_Directive_: Among the records below, find each line that includes the string "this" and copy it.

_Provided records_:
════════

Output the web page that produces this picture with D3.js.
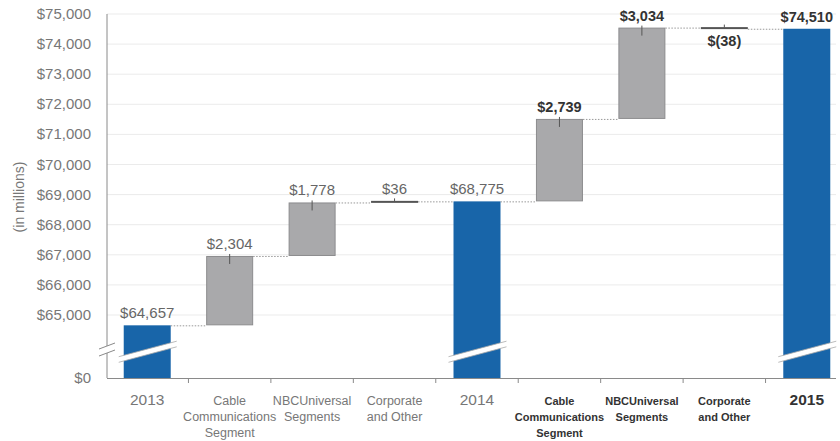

════════

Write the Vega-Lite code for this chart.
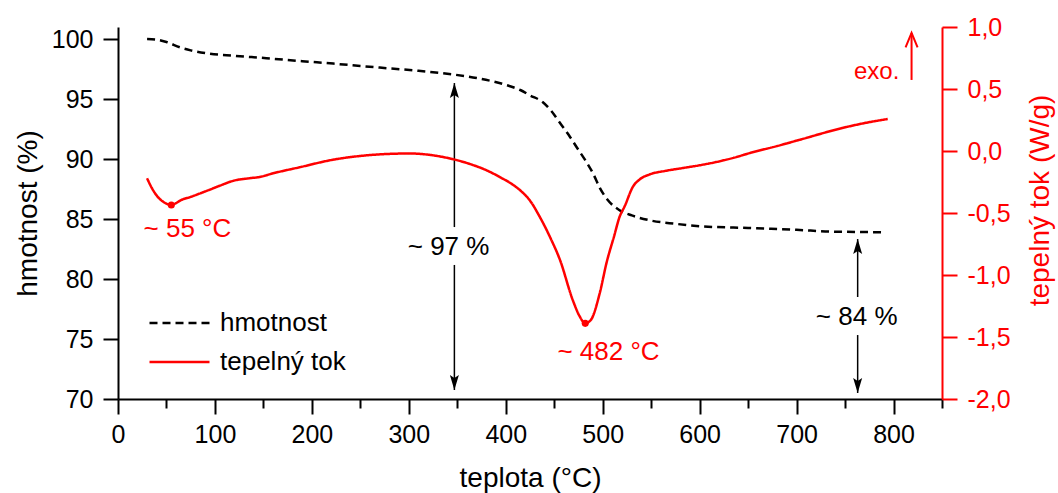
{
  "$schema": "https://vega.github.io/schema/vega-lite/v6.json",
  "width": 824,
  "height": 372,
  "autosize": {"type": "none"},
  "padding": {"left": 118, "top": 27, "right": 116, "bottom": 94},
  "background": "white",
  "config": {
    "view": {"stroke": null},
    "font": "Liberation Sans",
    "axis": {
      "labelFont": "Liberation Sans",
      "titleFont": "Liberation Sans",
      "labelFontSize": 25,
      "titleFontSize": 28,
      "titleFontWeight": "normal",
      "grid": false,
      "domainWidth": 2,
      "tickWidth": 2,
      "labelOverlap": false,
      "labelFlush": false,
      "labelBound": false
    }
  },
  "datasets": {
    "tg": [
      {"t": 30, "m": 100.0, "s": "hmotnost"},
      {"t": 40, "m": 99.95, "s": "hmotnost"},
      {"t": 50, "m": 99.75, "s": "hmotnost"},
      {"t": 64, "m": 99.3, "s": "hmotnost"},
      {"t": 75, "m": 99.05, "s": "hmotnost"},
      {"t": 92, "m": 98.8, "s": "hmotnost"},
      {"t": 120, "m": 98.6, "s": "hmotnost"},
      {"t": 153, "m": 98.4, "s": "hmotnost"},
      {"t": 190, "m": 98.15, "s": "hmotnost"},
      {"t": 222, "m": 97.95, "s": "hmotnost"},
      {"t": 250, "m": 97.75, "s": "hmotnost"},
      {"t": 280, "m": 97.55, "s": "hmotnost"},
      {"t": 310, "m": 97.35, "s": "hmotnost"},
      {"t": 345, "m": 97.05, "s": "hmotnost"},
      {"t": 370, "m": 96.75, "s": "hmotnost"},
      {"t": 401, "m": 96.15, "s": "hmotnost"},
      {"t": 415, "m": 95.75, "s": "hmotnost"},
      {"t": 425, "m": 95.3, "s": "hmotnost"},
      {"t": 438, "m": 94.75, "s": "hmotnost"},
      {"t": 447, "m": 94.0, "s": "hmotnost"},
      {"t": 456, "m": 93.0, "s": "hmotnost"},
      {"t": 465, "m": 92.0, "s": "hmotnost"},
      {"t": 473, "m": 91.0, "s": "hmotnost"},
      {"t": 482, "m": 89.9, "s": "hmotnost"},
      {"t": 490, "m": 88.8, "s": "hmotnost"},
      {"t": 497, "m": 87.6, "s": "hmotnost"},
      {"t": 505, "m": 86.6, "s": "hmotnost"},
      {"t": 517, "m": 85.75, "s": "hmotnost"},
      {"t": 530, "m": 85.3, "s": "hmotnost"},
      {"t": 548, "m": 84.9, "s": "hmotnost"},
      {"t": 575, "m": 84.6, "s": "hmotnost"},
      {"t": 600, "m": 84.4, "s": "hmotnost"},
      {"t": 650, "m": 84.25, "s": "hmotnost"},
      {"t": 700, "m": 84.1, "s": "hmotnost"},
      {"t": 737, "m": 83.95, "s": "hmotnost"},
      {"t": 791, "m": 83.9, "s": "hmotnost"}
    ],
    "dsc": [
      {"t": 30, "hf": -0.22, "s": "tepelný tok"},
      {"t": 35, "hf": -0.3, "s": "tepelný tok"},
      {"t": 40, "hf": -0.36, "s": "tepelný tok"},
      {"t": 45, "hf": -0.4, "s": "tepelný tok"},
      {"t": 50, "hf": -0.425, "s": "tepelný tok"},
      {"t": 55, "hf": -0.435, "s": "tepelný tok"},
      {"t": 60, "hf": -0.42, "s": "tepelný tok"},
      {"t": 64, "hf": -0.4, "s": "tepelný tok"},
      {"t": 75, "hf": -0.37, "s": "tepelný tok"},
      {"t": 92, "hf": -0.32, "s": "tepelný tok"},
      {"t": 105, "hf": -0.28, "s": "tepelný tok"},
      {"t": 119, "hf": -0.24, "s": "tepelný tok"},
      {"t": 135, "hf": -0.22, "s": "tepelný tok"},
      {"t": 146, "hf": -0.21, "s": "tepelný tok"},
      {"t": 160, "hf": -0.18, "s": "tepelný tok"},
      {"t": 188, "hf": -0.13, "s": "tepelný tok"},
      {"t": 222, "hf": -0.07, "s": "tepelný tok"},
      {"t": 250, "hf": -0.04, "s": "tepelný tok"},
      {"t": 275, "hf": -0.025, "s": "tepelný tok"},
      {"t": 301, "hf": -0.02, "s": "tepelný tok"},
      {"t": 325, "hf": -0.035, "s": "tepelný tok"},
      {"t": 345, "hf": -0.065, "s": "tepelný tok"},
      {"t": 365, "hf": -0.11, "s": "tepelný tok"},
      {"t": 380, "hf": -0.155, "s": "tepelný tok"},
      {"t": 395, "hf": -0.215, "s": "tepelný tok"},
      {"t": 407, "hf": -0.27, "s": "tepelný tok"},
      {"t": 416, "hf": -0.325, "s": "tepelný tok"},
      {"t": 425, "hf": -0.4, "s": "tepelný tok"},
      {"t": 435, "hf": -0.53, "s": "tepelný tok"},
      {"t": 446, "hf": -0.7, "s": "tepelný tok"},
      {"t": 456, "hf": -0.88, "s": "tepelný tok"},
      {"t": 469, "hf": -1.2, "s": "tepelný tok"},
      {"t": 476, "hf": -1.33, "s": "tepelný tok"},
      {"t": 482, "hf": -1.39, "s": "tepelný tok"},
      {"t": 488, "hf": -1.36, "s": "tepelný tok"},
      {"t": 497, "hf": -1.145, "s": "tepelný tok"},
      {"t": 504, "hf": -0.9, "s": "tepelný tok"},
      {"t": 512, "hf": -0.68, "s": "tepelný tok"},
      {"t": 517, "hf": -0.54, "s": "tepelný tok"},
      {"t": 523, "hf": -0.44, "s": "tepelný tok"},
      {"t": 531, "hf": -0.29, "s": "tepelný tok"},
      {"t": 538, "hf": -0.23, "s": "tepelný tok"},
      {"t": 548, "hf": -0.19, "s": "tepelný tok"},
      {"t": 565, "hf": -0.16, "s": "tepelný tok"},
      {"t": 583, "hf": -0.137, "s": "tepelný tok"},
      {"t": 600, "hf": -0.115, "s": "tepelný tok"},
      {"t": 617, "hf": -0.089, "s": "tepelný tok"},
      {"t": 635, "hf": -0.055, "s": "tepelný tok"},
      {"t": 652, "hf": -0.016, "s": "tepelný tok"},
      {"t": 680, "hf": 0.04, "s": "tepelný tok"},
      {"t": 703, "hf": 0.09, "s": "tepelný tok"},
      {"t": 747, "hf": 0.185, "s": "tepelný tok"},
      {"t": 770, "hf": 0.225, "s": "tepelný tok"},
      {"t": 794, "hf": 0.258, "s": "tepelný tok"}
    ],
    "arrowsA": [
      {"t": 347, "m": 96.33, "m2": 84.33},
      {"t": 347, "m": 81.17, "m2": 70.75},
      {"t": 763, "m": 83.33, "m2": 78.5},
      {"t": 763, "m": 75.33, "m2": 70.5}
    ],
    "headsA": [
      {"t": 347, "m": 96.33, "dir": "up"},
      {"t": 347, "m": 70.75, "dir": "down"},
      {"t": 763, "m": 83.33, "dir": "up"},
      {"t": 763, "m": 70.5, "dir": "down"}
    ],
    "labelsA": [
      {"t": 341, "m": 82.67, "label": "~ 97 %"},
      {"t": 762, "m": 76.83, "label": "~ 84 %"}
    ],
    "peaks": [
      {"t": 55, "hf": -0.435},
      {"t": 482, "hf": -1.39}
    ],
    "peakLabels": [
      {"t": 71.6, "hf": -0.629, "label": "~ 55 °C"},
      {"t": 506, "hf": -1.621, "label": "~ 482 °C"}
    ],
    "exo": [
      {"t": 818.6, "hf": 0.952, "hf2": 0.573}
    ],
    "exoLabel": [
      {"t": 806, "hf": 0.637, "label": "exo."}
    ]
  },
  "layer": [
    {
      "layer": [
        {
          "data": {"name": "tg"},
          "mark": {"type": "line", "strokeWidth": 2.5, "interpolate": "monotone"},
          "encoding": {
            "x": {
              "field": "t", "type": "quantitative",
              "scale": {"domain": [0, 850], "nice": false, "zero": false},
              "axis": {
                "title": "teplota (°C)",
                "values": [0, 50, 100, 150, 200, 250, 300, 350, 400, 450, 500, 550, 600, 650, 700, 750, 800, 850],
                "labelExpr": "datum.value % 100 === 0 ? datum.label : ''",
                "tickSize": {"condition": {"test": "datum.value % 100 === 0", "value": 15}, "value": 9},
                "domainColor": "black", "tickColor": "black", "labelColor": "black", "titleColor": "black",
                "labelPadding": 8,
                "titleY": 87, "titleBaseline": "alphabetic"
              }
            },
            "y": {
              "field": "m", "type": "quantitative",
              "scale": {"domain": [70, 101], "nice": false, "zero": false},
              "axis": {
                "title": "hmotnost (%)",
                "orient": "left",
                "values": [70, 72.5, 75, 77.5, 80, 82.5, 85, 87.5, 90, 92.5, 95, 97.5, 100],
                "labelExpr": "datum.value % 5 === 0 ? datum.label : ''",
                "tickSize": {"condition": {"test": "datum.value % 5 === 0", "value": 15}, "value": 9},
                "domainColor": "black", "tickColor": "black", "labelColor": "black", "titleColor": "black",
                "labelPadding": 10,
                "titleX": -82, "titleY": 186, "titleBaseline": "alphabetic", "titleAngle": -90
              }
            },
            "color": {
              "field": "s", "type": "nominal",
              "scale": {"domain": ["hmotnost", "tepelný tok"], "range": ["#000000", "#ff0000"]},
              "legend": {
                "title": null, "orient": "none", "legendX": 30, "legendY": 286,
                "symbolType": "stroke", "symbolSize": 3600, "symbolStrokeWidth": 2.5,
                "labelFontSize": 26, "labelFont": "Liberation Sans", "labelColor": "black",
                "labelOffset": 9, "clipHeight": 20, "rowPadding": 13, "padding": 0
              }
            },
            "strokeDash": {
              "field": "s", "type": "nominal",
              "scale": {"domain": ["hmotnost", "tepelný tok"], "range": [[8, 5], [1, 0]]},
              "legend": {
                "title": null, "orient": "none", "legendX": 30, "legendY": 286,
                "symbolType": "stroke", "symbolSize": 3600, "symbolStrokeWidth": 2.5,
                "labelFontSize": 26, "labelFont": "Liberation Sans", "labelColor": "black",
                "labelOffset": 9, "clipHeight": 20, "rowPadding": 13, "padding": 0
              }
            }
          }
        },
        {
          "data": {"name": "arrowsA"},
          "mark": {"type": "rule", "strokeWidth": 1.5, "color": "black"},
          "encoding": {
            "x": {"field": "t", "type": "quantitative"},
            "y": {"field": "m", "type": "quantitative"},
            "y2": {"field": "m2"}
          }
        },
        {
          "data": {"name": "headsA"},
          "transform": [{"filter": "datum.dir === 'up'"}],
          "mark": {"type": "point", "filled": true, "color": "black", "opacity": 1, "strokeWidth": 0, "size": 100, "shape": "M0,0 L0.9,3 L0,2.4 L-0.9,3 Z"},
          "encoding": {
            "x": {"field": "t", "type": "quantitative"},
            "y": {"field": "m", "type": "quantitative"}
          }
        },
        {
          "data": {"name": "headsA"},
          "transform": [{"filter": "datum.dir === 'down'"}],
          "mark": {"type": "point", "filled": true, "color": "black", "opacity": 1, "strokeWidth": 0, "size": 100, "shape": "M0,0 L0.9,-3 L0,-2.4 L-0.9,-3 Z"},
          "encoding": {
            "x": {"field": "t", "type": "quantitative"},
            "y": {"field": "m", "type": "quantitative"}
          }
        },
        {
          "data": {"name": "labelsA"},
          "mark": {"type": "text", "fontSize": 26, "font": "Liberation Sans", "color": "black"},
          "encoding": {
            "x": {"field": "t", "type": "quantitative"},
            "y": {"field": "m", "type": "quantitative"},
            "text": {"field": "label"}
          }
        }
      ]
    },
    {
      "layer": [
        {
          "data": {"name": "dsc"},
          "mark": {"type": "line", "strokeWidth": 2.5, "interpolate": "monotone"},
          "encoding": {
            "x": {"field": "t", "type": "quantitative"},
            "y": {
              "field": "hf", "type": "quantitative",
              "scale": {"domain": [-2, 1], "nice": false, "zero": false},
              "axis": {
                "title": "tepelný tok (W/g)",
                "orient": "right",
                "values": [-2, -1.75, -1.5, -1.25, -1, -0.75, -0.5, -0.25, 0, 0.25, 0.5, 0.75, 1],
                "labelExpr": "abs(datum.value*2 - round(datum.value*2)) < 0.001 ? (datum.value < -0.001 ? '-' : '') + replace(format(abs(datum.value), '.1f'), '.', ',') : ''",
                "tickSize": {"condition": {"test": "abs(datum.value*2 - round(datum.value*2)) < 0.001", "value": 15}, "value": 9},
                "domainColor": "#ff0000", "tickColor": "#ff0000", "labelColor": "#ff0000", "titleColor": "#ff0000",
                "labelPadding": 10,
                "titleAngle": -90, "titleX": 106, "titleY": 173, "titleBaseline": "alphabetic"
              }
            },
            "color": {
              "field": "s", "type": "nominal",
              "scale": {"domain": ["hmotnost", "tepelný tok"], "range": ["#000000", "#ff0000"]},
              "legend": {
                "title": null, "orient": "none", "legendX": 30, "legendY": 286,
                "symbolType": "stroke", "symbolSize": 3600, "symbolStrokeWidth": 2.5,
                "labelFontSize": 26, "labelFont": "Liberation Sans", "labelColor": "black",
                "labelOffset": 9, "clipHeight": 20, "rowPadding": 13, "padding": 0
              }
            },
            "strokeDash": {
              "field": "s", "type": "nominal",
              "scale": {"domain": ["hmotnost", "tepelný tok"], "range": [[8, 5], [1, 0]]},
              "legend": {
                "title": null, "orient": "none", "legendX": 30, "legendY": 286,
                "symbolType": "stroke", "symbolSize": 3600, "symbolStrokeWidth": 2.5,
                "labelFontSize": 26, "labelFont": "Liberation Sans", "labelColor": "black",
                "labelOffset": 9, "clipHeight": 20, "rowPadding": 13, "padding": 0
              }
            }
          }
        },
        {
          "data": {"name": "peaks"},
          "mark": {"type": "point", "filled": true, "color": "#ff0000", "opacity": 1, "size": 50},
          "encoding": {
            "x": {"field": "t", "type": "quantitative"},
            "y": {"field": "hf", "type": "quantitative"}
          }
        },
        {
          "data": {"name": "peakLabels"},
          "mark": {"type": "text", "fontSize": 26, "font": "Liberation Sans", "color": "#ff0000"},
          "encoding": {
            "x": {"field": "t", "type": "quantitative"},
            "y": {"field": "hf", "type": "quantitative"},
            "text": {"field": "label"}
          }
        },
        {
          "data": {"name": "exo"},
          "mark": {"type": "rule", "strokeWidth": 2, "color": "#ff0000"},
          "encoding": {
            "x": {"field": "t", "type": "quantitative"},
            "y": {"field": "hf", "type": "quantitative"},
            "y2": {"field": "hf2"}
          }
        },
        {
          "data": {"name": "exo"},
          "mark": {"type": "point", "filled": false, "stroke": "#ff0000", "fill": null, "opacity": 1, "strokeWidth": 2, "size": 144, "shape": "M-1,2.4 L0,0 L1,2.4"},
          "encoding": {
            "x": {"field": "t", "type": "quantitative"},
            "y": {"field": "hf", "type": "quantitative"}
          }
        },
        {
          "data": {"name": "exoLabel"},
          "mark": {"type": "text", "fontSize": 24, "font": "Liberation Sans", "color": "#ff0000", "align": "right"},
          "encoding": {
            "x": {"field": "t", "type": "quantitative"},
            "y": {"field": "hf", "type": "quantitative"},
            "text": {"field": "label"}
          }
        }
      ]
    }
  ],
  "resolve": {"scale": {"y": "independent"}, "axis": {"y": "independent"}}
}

════════

_Task output_:
Output the web page that produces this picture with D3.js.
Write the Vega-Lite code for this chart.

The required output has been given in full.